W.Va. Corrections Reports First Positive Case In Charleston
This post was updated on April 24, 2020, at 5:30 p.m.
A corrections officer who reportedly has been self-quarantining since April 15 tested positive for the coronavirus on Thursday, April 23.
According to the Department of Military Affairs and Public Safety, this is the first case the state is aware of, related to those staffing the state's jails and prisons.
The officer and his wife, who also tested positive, remain in “good condition,” according to the department, which added in a press release that the officer had been wearing a mask during his shifts at the South Central Regional Jail located in Charleston since March 27.
He began quarantining from home on April 15, according to the department, when his wife shared she might have been exposed to the virus during her job at a long-term care facility.
According to the Department of Health and Human Resources, epidemiologists with the state Bureau for Public Health have concluded there's no present risk to employees or inmates at South Central, because the officer has been at home since April 15.
When it comes to testing data, DMAPS spokesman Lawrence Messina said Friday the DCR coordinates with the DHHR, which has been reporting statewide numbers for negative cases of COVID-19, positive cases and deaths. He added he was unaware of any more localized data from DCR-run facilities.
On Thursday, DMAPS reported there were 364 individuals incarcerated at South Central Regional Jail, which has the capacity for 460 people.

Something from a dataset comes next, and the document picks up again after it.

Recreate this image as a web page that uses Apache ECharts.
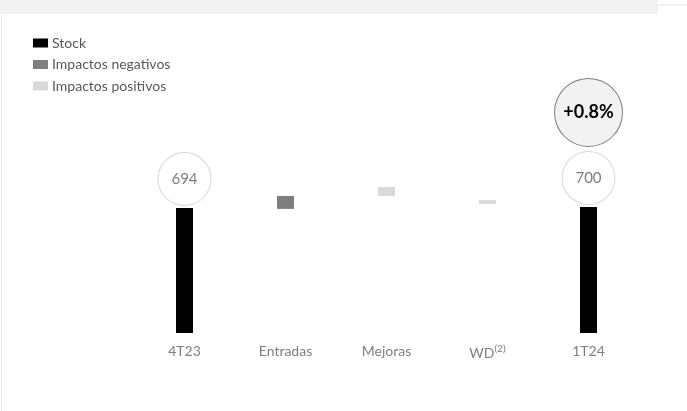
<!DOCTYPE html>
<html>
<head>
<meta charset="utf-8">
<script src="https://cdn.jsdelivr.net/npm/echarts@6/dist/echarts.min.js"></script>
<style>
html,body{margin:0;padding:0;background:#fff;}
#c{width:687px;height:411px;}
</style>
</head>
<body>
<div id="c"></div>
<script>
// ---- data ----
var categories = ['4T23', 'Entradas', 'Mejoras', 'WD', '1T24'];
var stockValues = [694, null, null, null, 700];
var impactBase = [null, 689, 761, 716, null];      // invisible offset (schematic waterfall)
var negativeImpacts = [null, 72, null, null, null];
var positiveImpacts = [null, null, 50, 22, null];
var changeLabel = '+0.8%';
var legendNames = ['Stock', 'Impactos negativos', 'Impactos positivos'];

var FONT = 'Lato';
var chart = echarts.init(document.getElementById('c'));

chart.setOption({
  animation: false,
  backgroundColor: '#ffffff',
  textStyle: { fontFamily: FONT },
  graphic: [
    { type: 'rect', shape: { x: 0, y: 0, width: 658, height: 14 }, style: { fill: '#f2f2f2' }, silent: true },
    { type: 'line', shape: { x1: 658, y1: 5, x2: 687, y2: 5 }, style: { stroke: '#e3e3e3', lineWidth: 1 }, silent: true },
    { type: 'line', shape: { x1: 1.5, y1: 14, x2: 1.5, y2: 411 }, style: { stroke: '#e8e8e8', lineWidth: 1 }, silent: true }
  ],
  legend: {
    orient: 'vertical',
    left: 28,
    top: 31,
    itemWidth: 15,
    itemHeight: 9,
    itemGap: 7.5,
    icon: 'rect',
    data: legendNames,
    textStyle: { fontFamily: FONT, fontSize: 14, color: '#595959', padding: [0, 0, 0, -1] }
  },
  grid: { left: 134, right: 48, top: 40, bottom: 78 },
  xAxis: {
    type: 'category',
    data: categories,
    axisLine: { show: false },
    axisTick: { show: false },
    axisLabel: {
      margin: 11,
      fontFamily: FONT,
      fontSize: 14,
      color: '#7f7f7f',
      formatter: function (v) { return v === 'WD' ? 'WD{sup|(2)}' : v; },
      rich: { sup: { fontSize: 10, color: '#7f7f7f', fontFamily: FONT, verticalAlign: 'top', padding: [0, 0, 9, 0] } }
    }
  },
  yAxis: {
    type: 'value',
    min: 0,
    max: 1627,
    show: false,
    splitLine: { show: false }
  },
  series: [
    {
      name: 'base',
      type: 'bar',
      stack: 'w',
      barWidth: 17,
      itemStyle: { color: 'transparent' },
      data: impactBase,
      silent: true
    },
    {
      name: legendNames[0],
      type: 'bar',
      stack: 'w',
      barWidth: 17,
      itemStyle: { color: '#000000' },
      data: stockValues,
      label: {
        show: true,
        position: 'top',
        distance: 3,
        formatter: function (p) {
          if (p.dataIndex === categories.length - 1) {
            return '{big|' + changeLabel + '}\n{small|' + p.value + '}';
          }
          return '{small|' + p.value + '}';
        },
        rich: {
          small: {
            width: 52, height: 52, lineHeight: 52,
            borderRadius: 26, borderColor: '#d9d9d9', borderWidth: 1,
            backgroundColor: '#ffffff', align: 'center',
            fontSize: 15, color: '#7f7f7f', fontFamily: FONT
          },
          big: {
            width: 67, height: 67, lineHeight: 79,
            borderRadius: 34, borderColor: '#7f7f7f', borderWidth: 1,
            backgroundColor: '#f2f2f2', align: 'center',
            fontSize: 18, fontWeight: 'bold', color: '#000000', fontFamily: FONT
          }
        }
      }
    },
    {
      name: legendNames[1],
      type: 'bar',
      stack: 'w',
      barWidth: 17,
      itemStyle: { color: '#7f7f7f' },
      data: negativeImpacts
    },
    {
      name: legendNames[2],
      type: 'bar',
      stack: 'w',
      barWidth: 17,
      itemStyle: { color: '#d9d9d9' },
      data: positiveImpacts
    }
  ]
});
</script>
</body>
</html>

Statewide, DMAPS reported 4,072 people in the state's 10 regional jails on Thursday, four of which were over capacity, and 5,068 people in prison across 13 facilities, none of which were over capacity. There have been no other officers, uniform personnel or inmates that have tested positive yet, and no COVID-19 related deaths to the DCR's knowledge.
There have been three inmate deaths this month, Messina said, none of which are suspected to have anything to do with the coronavirus. The DCR continues to investigate.
Corrections officials posted their policy for preventing and addressing disease spread in jails and prisons last week. The plan calls for facilities to ensure access to hygiene supplies, and it also breaks down measures for quarantining inmates.
How the policy is being implemented according to each facility, though, remains unclear.
The Division of Corrections and Rehabilitation, which DMAPS oversees, has denied requests to make that information public, saying it could endanger inmates, staff and the public. A U.S. District Judge on Thursday ruled the DCR must publicly file some previously confidential court documents from the division, including statements related to the policy’s implementation from the assistant commissioner and the director of correctional health care.
According to court documents in another state Supreme Court case, officials are briefed by local facilities daily.
Emily Allen is a Report for America corps member.